Solubility is one of the key attributes of a drug candidate and one of the biggest challenges in drug development. Approximately 70-90% of New Molecular Entities (NMEs) in today’s drug pipeline are poorly soluble, which complicates delivery, resulting in poor bioavailability. The majority of these NMEs are DCS Class IIa / IIb and IV, which exhibit low bioavailability due to solubility-limited (IIb) absorption, dissolution rate-limited (IIa) absorption, or permeability limitations (IV).

Our Early Phase Drug Product Innovation Centre of Excellence can formulate NMEs with challenging properties – such as peptides and small molecules with limited solubility, permeability, very low drug load, high potency, and limited stability – into Oral Solid Dose drug products. Our enabling technologies such as spray drying, hot melt extrusion, nanomilling, and micronization solve solubility-induced absorption issues.

For peptides or large molecules that exhibit limited bioavailability caused by poor permeability through the intestinal barrier, lipid-based formulations (e.g. SEDDS / SMEDDS, sLNP, Cochleates) or permeation enhancer-based formulation technologies are required. To address these challenging APIs, we apply innovative formulation approaches to provide prototypes for animal in vivo investigations for oral peptide delivery. All formulations can be manufactured as a solid form, allowing for larger production scale.

Amorphous Solid Dispersions

Aqueous solubility of a given molecule is the interplay of multiple factors, including solid state properties, ionization (pH, pKa), and solute/solvate interactions. The most thermodynamically stable form of an API has the lowest energy state and the lowest solubility.

Higher solubility is typically observed from solids with a higher energy state (metastable or amorphous solids).
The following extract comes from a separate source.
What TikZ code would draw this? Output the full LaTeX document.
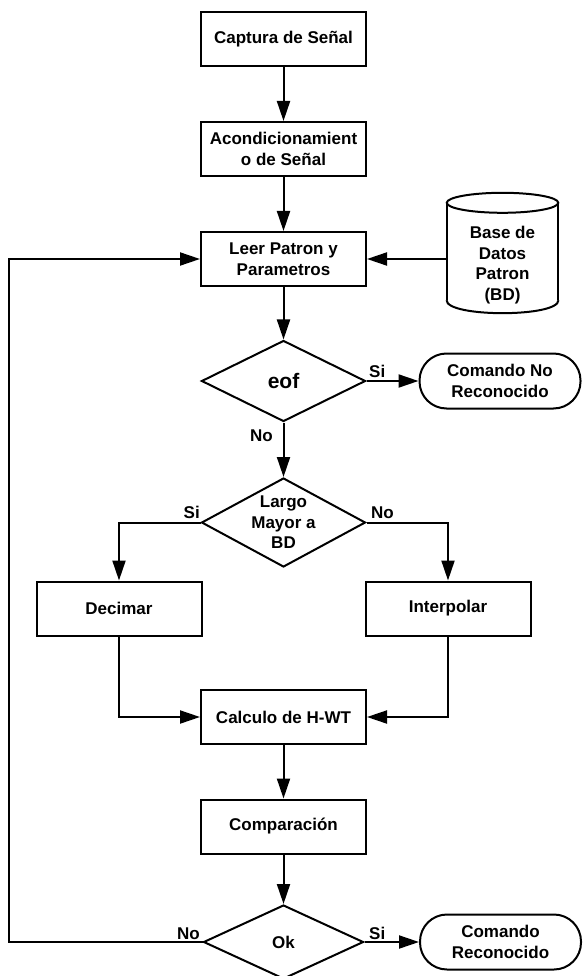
\documentclass[tikz,border=0pt]{standalone}
\usepackage{fontspec}
\setmainfont{Liberation Sans}
\usetikzlibrary{shapes.geometric,arrows.meta}
\begin{document}
\begin{tikzpicture}[x=1pt,y=-1pt,
  txt/.style={font=\fontsize{17}{20.5}\selectfont\bfseries, align=center, inner sep=0pt},
  procbox/.style={draw, line width=2pt, minimum width=165pt, minimum height=54pt, txt},
  term/.style={draw, line width=2pt, rounded corners=27pt, minimum width=161pt, minimum height=55pt, txt},
  decis/.style={draw, diamond, line width=2pt, inner sep=0pt},
  conn/.style={line width=2pt, -{Triangle[length=20pt,width=13pt]}},
  lbl/.style={font=\fontsize{17}{20}\selectfont\bfseries, inner sep=0pt}
]
\path[use as bounding box] (0,0) rectangle (582,976);

% nodes
\node[procbox] (cap) at (283.5,39.5) {Captura de Señal};
\node[procbox] (acond) at (283.5,149) {Acondicionamient\\o de Señal};
\node[procbox] (leer) at (283.5,259) {Leer Patron y\\Parametros};

% database cylinder
\node[minimum width=111.5pt, minimum height=97pt, inner sep=0pt] (bd) at (502.5,251.5) {};
\draw[line width=2pt] (bd.north) ellipse [x radius=55.75pt, y radius=10pt];
\draw[line width=2pt] (bd.north west) -- (bd.south west);
\draw[line width=2pt] (bd.north east) -- (bd.south east);
\draw[line width=2pt] (bd.south west) .. controls +(0,17.3) and +(0,17.3) .. (bd.south east);
\node[txt] (bdt) at (502.5,265) {Base de\\Datos\\Patron\\(BD)};

\node[decis, minimum width=164pt, minimum height=81pt] (eof) at (283.5,381) {};
\node[txt, font=\fontsize{21}{24}\selectfont\bfseries] (eoft) at (283.5,381) {eof};
\node[term] (cnr) at (500,381) {Comando No\\Reconocido};

\node[decis, minimum width=164pt, minimum height=89pt] (largo) at (283.5,522.5) {};
\node[txt] (largot) at (283.5,522.5) {Largo\\Mayor a\\BD};

\node[procbox] (dec) at (119,608.5) {Decimar};
\node[procbox] (interp) at (448,608.5) {Interpolar};
\node[procbox] (calc) at (283.5,717) {Calculo de H-WT};
\node[procbox] (comp) at (283.5,826.5) {Comparación};

\node[decis, minimum width=160pt, minimum height=74pt] (ok) at (283.5,942) {};
\node[txt] (okt) at (283.5,942) {Ok};
\node[term] (cr) at (500.5,942) {Comando\\Reconocido};

\coordinate (loopb) at (8.5,942);
\coordinate (loopt) at (8.5,259);

% connectors
\draw[conn] (cap) -- (acond);
\draw[conn] (acond) -- (leer);
\draw[conn] (bd.west |- leer) -- (leer.east);
\draw[conn] (leer) -- (eof);
\draw[conn] (eof) -- (cnr);
\draw[conn] (eof) -- (largo);
\draw[conn] (largo.west) -| (dec.north);
\draw[conn] (largo.east) -| (interp.north);
\draw[conn] (dec.south) |- (calc.west);
\draw[conn] (interp.south) |- (calc.east);
\draw[conn] (calc) -- (comp);
\draw[conn] (comp) -- (ok);
\draw[conn] (ok) -- (cr);
\draw[conn] (ok.west) -- (loopb) -- (loopt) -- (leer.west);

% labels
\node[lbl, anchor=base west] (l1) at (369,377) {Si};
\node[lbl, anchor=base east] (l2) at (273,441.5) {No};
\node[lbl, anchor=base east] (l3) at (200,518.5) {Si};
\node[lbl, anchor=base west] (l4) at (371,518.5) {No};
\node[lbl, anchor=base east] (l5) at (200,939.5) {No};
\node[lbl, anchor=base west] (l6) at (369,939.5) {Si};
\end{tikzpicture}
\end{document}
If you have poor water solubility and cannot make any salts or co-crystals with your API, then you need to consider making amorphous material by spray drying or hot melt extrusion (HME).

Nanomilling

Nanomilling, referred to as high energy media milling or wet ball milling, is the process by which the particle size of an API is reduced in a liquid vehicle (typically aqueous) via grinding using polymeric or ceramic media.

The critical aspect of nanomilling is the tremendous increase in surface area achieved resulting in faster API dissolution and increase in solubility. The liquid vehicle usually contains a surface-active agent which allows the slurry to become a colloidal suspension. These surface-active agents also tend to stabilize the particle size of the drug during the milling process.

Nanomilling is a closed system process so the milling environment is controlled and the operators are protected, which is important if the API is highly potent. It’s an efficient, robust, reproducible, and scalable operation.

Micronization

Micronization is a process for reducing the diameter of a solid material’s particles to enable its solubility. Traditional techniques for micronization have been based on friction to reduce particle size, which can be accomplished by milling or grinding particles.

Sieving equipment and mills are used to mill solids to reduce their size. It enlarges the particle surface, which increases the speed of dissolution, and it evens out differences between particle sizes to ensure homogeneous mixing.

Lipid-Based Formulations

Lipid-based formulations including SEDDS/SMEDDS and liposomes are drug delivery systems that use an emulsion achieved by chemical rather than mechanical means; it is driven by the intrinsic property of the drug formulation, rather than by special mixing or handling.

These formulations allow API solubility to be maintained during gastrointestinal dilution and transit. A typical formulation might be composed of an oily vehicle (lipid), a surfactant, and a co-surfactant, or else a single excipient with self-emulsifying properties and is filled into capsules (softgels or hard capsules) or compressed into tablets.

Oral Solid Dose

Our three facilities focused on the development and manufacture of oral solid dosage forms have capabilities in conventional processing technologies (wet and dry granulation, fluid bed) for tablets (standard, minitablets) and capsules (direct API, powders, pellets, minitablets), including aesthetic and enteric coating.